Tetraethylammonium trichloride
- Names: Other names Mioskowski reagent

Identifiers
- CAS Number: 13557-92-1;
- 3D model (JSmol): Interactive image;
- PubChem CID: 134992260;

Properties
- Chemical formula: C_{8}H_{20}Cl_{3}N
- Molar mass: 236.61 g·mol^{−1}
- Appearance: yellow solid
- Solubility: Dichloromethane, ethanol, acetonitrile, pyridine
- log P: 3.95

Related compounds
- Related compounds: Triethylmethylammonium trichloride

= Tetraethylammonium trichloride =

Tetraethylammonium trichloride (also known as Mioskowski reagent) is a chemical compound with the formula [(CH3CH2)4N][Cl3] consisting of a tetraethylammonium cations [(CH3CH2)4N]+ and trichloride anions [Cl3]-. The trichloride is also known as trichlorine monoanion representing one of the simplest polychlorine anions.

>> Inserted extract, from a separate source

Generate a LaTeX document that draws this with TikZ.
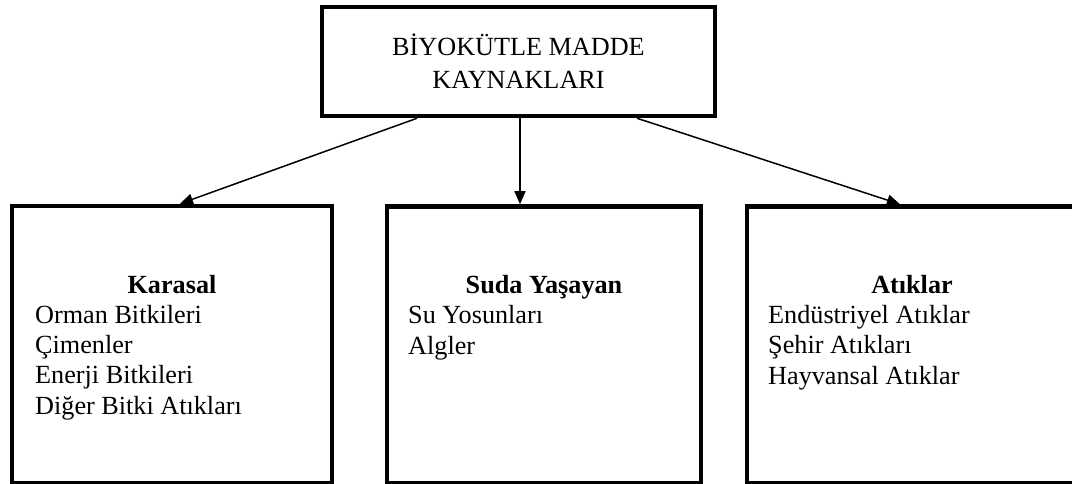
\documentclass[tikz,border=0pt]{standalone}
\usepackage{fontspec}
\setmainfont{Liberation Serif}
\usetikzlibrary{positioning,arrows.meta}

\begin{document}
\begin{tikzpicture}[x=1pt,y=-1pt]
  \tikzset{box/.style = {shape=rectangle,draw,line width=4.5pt,inner sep=0pt}} % kutu stili
  \tikzset{arr/.style = {line width=1.5pt,-{Triangle[length=13pt,width=11pt]}}}
  \tikzset{txt/.style = {font=\fontsize{26.2pt}{30.3pt}\selectfont, inner sep=0pt}}

  \useasboundingbox (0,0) rectangle (1072,484);
  \clip (0,0) rectangle (1072,484);

  % kutular
  \node[box, minimum width=393pt, minimum height=109pt, align=center, font=\fontsize{26.2pt}{33pt}\selectfont] (kaynak) at (518.5,61.5) {BİYOKÜTLE MADDE\\KAYNAKLARI};
  \node[box, minimum width=320pt, minimum height=277pt] (karasal) at (172,344.5) {};
  \node[box, minimum width=314pt, minimum height=277pt] (suda) at (544,345) {};
  \node[box, minimum width=333pt, minimum height=277pt] (atik) at (913.5,345) {};

  % metinler (liste: son satirin taban cizgisi)
  \node[txt, anchor=base, font=\fontsize{26.2pt}{30.3pt}\selectfont\bfseries] (karasalbaslik) at (172,293) {Karasal};
  \node[txt, anchor=base west, align=left] (karasalliste) at (35,414) {Orman Bitkileri\\Çimenler\\Enerji Bitkileri\\Diğer Bitki Atıkları};
  \node[txt, anchor=base, font=\fontsize{26.2pt}{30.3pt}\selectfont\bfseries] (sudabaslik) at (544,293) {Suda Yaşayan};
  \node[txt, anchor=base west, align=left] (sudaliste) at (408,354) {Su Yosunları\\Algler};
  \node[txt, anchor=base west, align=left] (atikliste) at (768,384) {Endüstriyel Atıklar\\Şehir Atıkları\\Hayvansal Atıklar};
  \node[txt, anchor=base, font=\fontsize{26.2pt}{30.3pt}\selectfont\bfseries] (atikbaslik) at (912,293) {Atıklar};

  % oklar
  \draw[arr] ([xshift=-101.5pt]kaynak.south) -- ([xshift=8pt]karasal.north);
  \draw[arr] ([xshift=1.5pt]kaynak.south) -- ([xshift=-24pt]suda.north);
  \draw[arr] ([xshift=118.5pt]kaynak.south) -- ([xshift=-13.5pt]atik.north);

\end{tikzpicture}
\end{document}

Tetraethylammonium trichloride is used as reagent for chlorinations and oxidation reactions.

== Properties ==
At room temperature, tetraethylammonium trichloride is a yellow solid which is soluble in polar organic solvents (e.g., methylene chloride or acetonitrile). As it is a strong oxidant and chlorinating agent it reacts with most organic solvents. The trichloride can be considered as an symmetric anion as found in tetrapropylammonium trichloride [(CH3CH2CH2)4N][Cl3], which is formed by a 3c-4e bond.

== Preparation ==
Commonly, tetraethylammonium trichloride is prepared by the reaction of tetraethylammonium chloride and elemental chlorine in methylene chloride at room temperature. After evaporation of the solvent, tetraethylammonium trichloride is obtained as a yellow solid.

[(CH3CH2)4N]Cl + Cl2 → [(CH3CH2)4N][Cl3]

Recently, an alternative preparation of tetraethylammonium trichloride has been described using tetraethylammonium chloride and potassium peroxymonosulfate as oxidant.

== Applications ==

Tetraethyl ammonium trichloride reactions

In general, tetraethylammonium trichloride has a similar reactivity compared to elemental chlorine and other trichlorides, e.g., triethylmethylammonium trichloride. As tetraethylammonium trichloride is a solid and can be dissolved in methylene chloride or acetonitrile, it is used as an easier to handle alternative to elemental chlorine, in particular for the synthesis of intermediates in natural product synthesis. Tetraethylammonium trichloride reacts with alkenes to the corresponding vicinal 1,2-dichlorinated alkanes and similarly with alkynes to the corresponding trans-dichlorinated alkenes. Electron rich arenes are chlorinated in para-position. While aldehydes are dichlorinated in alpha-position, ketones react to the monochlorinated alpha-chloroketones. In presence of [[DABCO|1,4-diazabicyclo[2.2.2]octane]] tetraethylammonium trichloride is a useful oxidant for the oxidation of primary alcohols to the corresponding aldehydes and of secondary alcohols to the corresponding ketones. For compounds bearing both a primary and a secondary alcohol, selective oxidation of the secondary alcohol is observed. Acetals undergo C-H chlorination of the tertiary C-H bond providing the corresponding chlorinated acetals.